Erica Ifill is an economist, columnist and founder of the equity and inclusion consultancy Not In My Colour.
Tech is not neutral – it’s Minority Report. Yet the Liberals’ new legislation, Bill C-27, which ostensibly deals with data privacy, contains a regulatory regime that threatens to allow the systemic discrimination of Black, Indigenous, people of colour, non-binary and transgender people in Canada – the people who are typically at the front of the line for discrimination.
While AI could bring us closer to solving some of the world’s most intractable problems, from ending hunger to improving health care, it could also cause severe damage on a mass scale to vulnerable communities. According to Brianna Lifshitz, writing in Georgetown University’s Security Studies Review: “Just as AI offers advancements, there is also the potential for a bleak future – machines are prone to bias and racism. … This is dangerous and the threat needs to be addressed before biased AI systems become ubiquitous. Ultimately, AI systems have the potential to deepen existing systemic inequalities, particularly in industries like health care, employment and criminal justice.”
Bill C-27 ostensibly seeks to mitigate the risks of these harms, with liabilities of either $25-million or 5 per cent of the offender’s gross global revenues if convicted. But what it deems as a harm is so specific, siloed and individualized that the legislation is effectively toothless.
According to this bill, “harm means (a) physical or psychological harm to an individual; (b) damage to an individual’s property; or (c) economic loss to an individual.” That’s inadequate when talking about systems of harm that go beyond the individual and affects some communities disproportionately.
“While on the surface, the bill seems to include provisions for mitigating harm,” said Dr. Sava Saheli Singh, a research fellow in surveillance, society and technology at the University of Ottawa’s Centre for Law, Technology and Society, “the language focuses on individual harm. We must recognize the potential harms to broader populations, especially marginalized populations who have been shown to be negatively affected disproportionately by these kind of AI systems.”
Indeed, what about the loss of freedom if, for example, a law enforcement agency accuses you of being a terrorist? That’s effectively what happened to Maher Arar, a Canadian citizen who was deported to Syria where he was tortured for a year after the RCMP provided faulty information to U.S. officials – and they didn’t even have today’s surveillance technology.

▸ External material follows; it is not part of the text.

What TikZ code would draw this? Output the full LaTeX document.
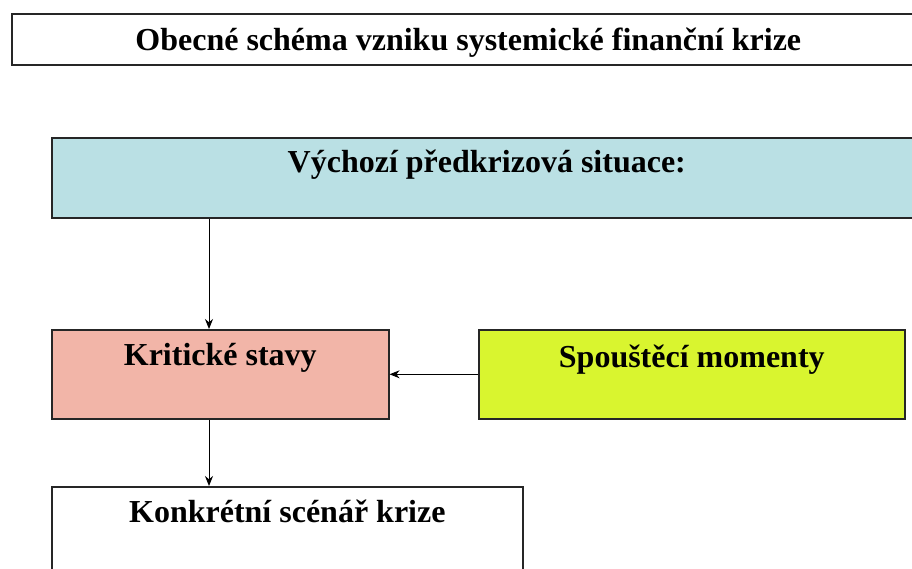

The RCMP and the Toronto Police Service are among the agencies that had, at least at one point, accessed Clearview AI’s facial-recognition technology, which allows law enforcement and other companies to match photos against its database of more than three billion images, which were compiled without the consent of Canadians, including children. “What Clearview does is mass surveillance and it is illegal,” said former federal privacy commissioner Daniel Therrien. “It is an affront to individuals’ privacy rights and inflicts broad-based harm on all members of society who find themselves continually in a police lineup.” (Clearview says it has deleted the photos of Canadians after three provincial orders and that it has not been used in Canada since 2020 – but it could still return.)
That’s another problem with this bill: what Clearview AI did would potentially not violate this legislation, as long as it’s “a product, service or activity that is under the direction or control of (a) the Minister of National Defence; (b) the Director of the Canadian Security Intelligence Service; (c) the Chief of the Communications Security Establishment; or (d) any other person who is responsible for a federal or provincial department or agency and who is prescribed by regulation.”
There will also be no independent oversight. The AI and Data commissioner, who is to provide enforcement, will be an official from the Ministry of Innovation, Science and Economic Development (ISED) chosen by the ISED minister – meaning that only a politically appointed public servant would stand between the minister’s interpretation of harm and actually addressing it. Given that ISED presented this bill as is, it begs the question: what were the results of the department’s consultations with experts and their own gender-based analysis-plus (GBA+) on this policy? We should ask, since ISED was named as part of the class-action lawsuit of systemic discrimination launched by Black public servants against the federal government.
The ISED minister would be the lone authority for identifying, assessing and determining whether an individual has been harmed – not experts in the field or a panel of adjudicators. This centralizes an extraordinary amount of power in one department to address the potential systemic discrimination these systems will unleash. What’s worse, few Canadians seem worked up about it – potential future Maher Arars be damned.